### PROMPT
Return the material word for word. Do not include pictures.

### MATERIAL

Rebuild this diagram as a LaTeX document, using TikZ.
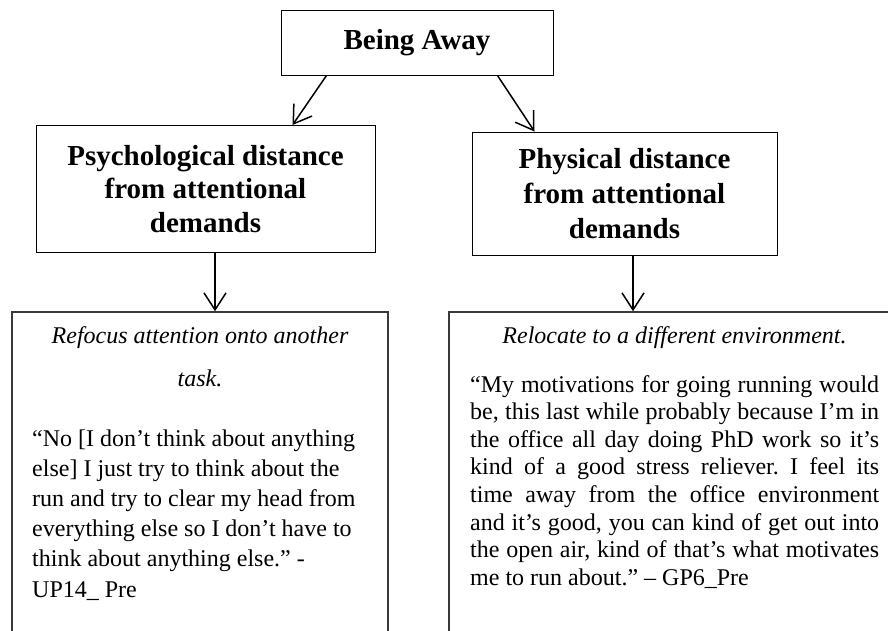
\documentclass[tikz,border=0pt]{standalone}
\usepackage{fontspec}
\setmainfont{Liberation Serif}
\usetikzlibrary{arrows.meta,calc}
\tolerance=10000
\frenchspacing
% interword spaces of fixed width for the ragged texts
\newcommand{\fixedspace}{\spaceskip=6pt\relax}
\begin{document}
\begin{tikzpicture}[x=1pt,y=-1pt,
  headbox/.style={draw=black,line width=1pt,rectangle,inner sep=0pt,align=center},
  quotebox/.style={draw=black!78,line width=1.5pt,rectangle,inner sep=0pt},
  flow/.style={line width=1.5pt,-{Straight Barb[length=17pt,width=22pt,line width=1.5pt]}},
  ttl/.style={inner sep=0pt,align=center,font=\itshape\fontsize{24}{43}\selectfont},
  body/.style={inner sep=0pt,anchor=base west},
]
\useasboundingbox (0,0) rectangle (888,630);
\clip (0,0) rectangle (888,630);

% heading boxes
\node[headbox,minimum width=272pt,minimum height=65pt,font=\bfseries\fontsize{29}{33}\selectfont]
  (away) at (417,42.5) {Being Away};
\node[headbox,minimum width=339pt,minimum height=127pt,font=\bfseries\fontsize{29}{33.5}\selectfont]
  (psy) at (205.5,189) {Psychological distance\\from attentional\\demands};
\node[headbox,minimum width=305pt,minimum height=123pt,font=\bfseries\fontsize{29}{35}\selectfont]
  (phys) at (624.5,193.5) {Physical distance\\from attentional\\demands};

% quotation boxes, running past the lower edge
\node[quotebox,minimum width=376pt,minimum height=348pt] (lbox) at (200,486) {};
\node[quotebox,minimum width=451pt,minimum height=348pt] (rbox) at (674.5,486) {};

% titles of the quotation boxes (first baseline at the given point)
\node[ttl,anchor=base,text width=340pt] (ltitle) at (200,343) {\fixedspace Refocus attention onto another\\task.};
\node[ttl,anchor=base,text width=409pt] (rtitle) at (674.5,343) {\fixedspace Relocate to a different environment.};

% quotations
\node[body,text width=340pt,align=left,font=\fontsize{24}{30.2}\selectfont]
  (lquote) at (32,446)
  {\fixedspace “No [I don’t think about anything\\else] I just try to think about the\\run and try to clear my head from\\everything else so I don’t have to\\think about anything else.” -\\UP14\_ Pre};

\node[body,text width=409pt,align=justify,font=\fontsize{24}{27.6}\selectfont]
  (rquote) at (470,392)
  {“My motivations for going running would\linebreak
   be, this last while probably because I’m in\linebreak
   the office all day doing PhD work so it’s\linebreak
   kind of a good stress reliever. I feel its\linebreak
   time away from the office environment\linebreak
   and it’s good, you can kind of get out into\linebreak
   the open air, kind of that’s what motivates\linebreak
   me to run about.” – GP6\_Pre};

% connector end points
\coordinate (awayL) at ($(away.south west)+(46,0)$);
\coordinate (awayR) at ($(away.south east)+(-56,0)$);
\coordinate (psyIn) at ($(psy.north west)+(257,0)$);
\coordinate (physIn) at ($(phys.north west)+(63,0)$);
\coordinate (psyOut) at ($(psy.south)+(9.5,0)$);
\coordinate (physOut) at ($(phys.south)+(8.5,0)$);

% connectors
\draw[flow] (awayL) -- (psyIn);
\draw[flow] (awayR) -- (physIn);
\draw[flow] (psyOut) -- (psyOut |- lbox.north);
\draw[flow] (physOut) -- (physOut |- rbox.north);
\end{tikzpicture}
\end{document}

### THE SOLUTION
Rebuild this diagram as a LaTeX document, using TikZ.
\documentclass[tikz,border=0pt]{standalone}
\usepackage{fontspec}
\setmainfont{Liberation Serif}
\usetikzlibrary{arrows.meta,calc}
\tolerance=10000
\frenchspacing
% interword spaces of fixed width for the ragged texts
\newcommand{\fixedspace}{\spaceskip=6pt\relax}
\begin{document}
\begin{tikzpicture}[x=1pt,y=-1pt,
  headbox/.style={draw=black,line width=1pt,rectangle,inner sep=0pt,align=center},
  quotebox/.style={draw=black!78,line width=1.5pt,rectangle,inner sep=0pt},
  flow/.style={line width=1.5pt,-{Straight Barb[length=17pt,width=22pt,line width=1.5pt]}},
  ttl/.style={inner sep=0pt,align=center,font=\itshape\fontsize{24}{43}\selectfont},
  body/.style={inner sep=0pt,anchor=base west},
]
\useasboundingbox (0,0) rectangle (888,630);
\clip (0,0) rectangle (888,630);

% heading boxes
\node[headbox,minimum width=272pt,minimum height=65pt,font=\bfseries\fontsize{29}{33}\selectfont]
  (away) at (417,42.5) {Being Away};
\node[headbox,minimum width=339pt,minimum height=127pt,font=\bfseries\fontsize{29}{33.5}\selectfont]
  (psy) at (205.5,189) {Psychological distance\\from attentional\\demands};
\node[headbox,minimum width=305pt,minimum height=123pt,font=\bfseries\fontsize{29}{35}\selectfont]
  (phys) at (624.5,193.5) {Physical distance\\from attentional\\demands};

% quotation boxes, running past the lower edge
\node[quotebox,minimum width=376pt,minimum height=348pt] (lbox) at (200,486) {};
\node[quotebox,minimum width=451pt,minimum height=348pt] (rbox) at (674.5,486) {};

% titles of the quotation boxes (first baseline at the given point)
\node[ttl,anchor=base,text width=340pt] (ltitle) at (200,343) {\fixedspace Refocus attention onto another\\task.};
\node[ttl,anchor=base,text width=409pt] (rtitle) at (674.5,343) {\fixedspace Relocate to a different environment.};

% quotations
\node[body,text width=340pt,align=left,font=\fontsize{24}{30.2}\selectfont]
  (lquote) at (32,446)
  {\fixedspace “No [I don’t think about anything\\else] I just try to think about the\\run and try to clear my head from\\everything else so I don’t have to\\think about anything else.” -\\UP14\_ Pre};

\node[body,text width=409pt,align=justify,font=\fontsize{24}{27.6}\selectfont]
  (rquote) at (470,392)
  {“My motivations for going running would\linebreak
   be, this last while probably because I’m in\linebreak
   the office all day doing PhD work so it’s\linebreak
   kind of a good stress reliever. I feel its\linebreak
   time away from the office environment\linebreak
   and it’s good, you can kind of get out into\linebreak
   the open air, kind of that’s what motivates\linebreak
   me to run about.” – GP6\_Pre};

% connector end points
\coordinate (awayL) at ($(away.south west)+(46,0)$);
\coordinate (awayR) at ($(away.south east)+(-56,0)$);
\coordinate (psyIn) at ($(psy.north west)+(257,0)$);
\coordinate (physIn) at ($(phys.north west)+(63,0)$);
\coordinate (psyOut) at ($(psy.south)+(9.5,0)$);
\coordinate (physOut) at ($(phys.south)+(8.5,0)$);

% connectors
\draw[flow] (awayL) -- (psyIn);
\draw[flow] (awayR) -- (physIn);
\draw[flow] (psyOut) -- (psyOut |- lbox.north);
\draw[flow] (physOut) -- (physOut |- rbox.north);
\end{tikzpicture}
\end{document}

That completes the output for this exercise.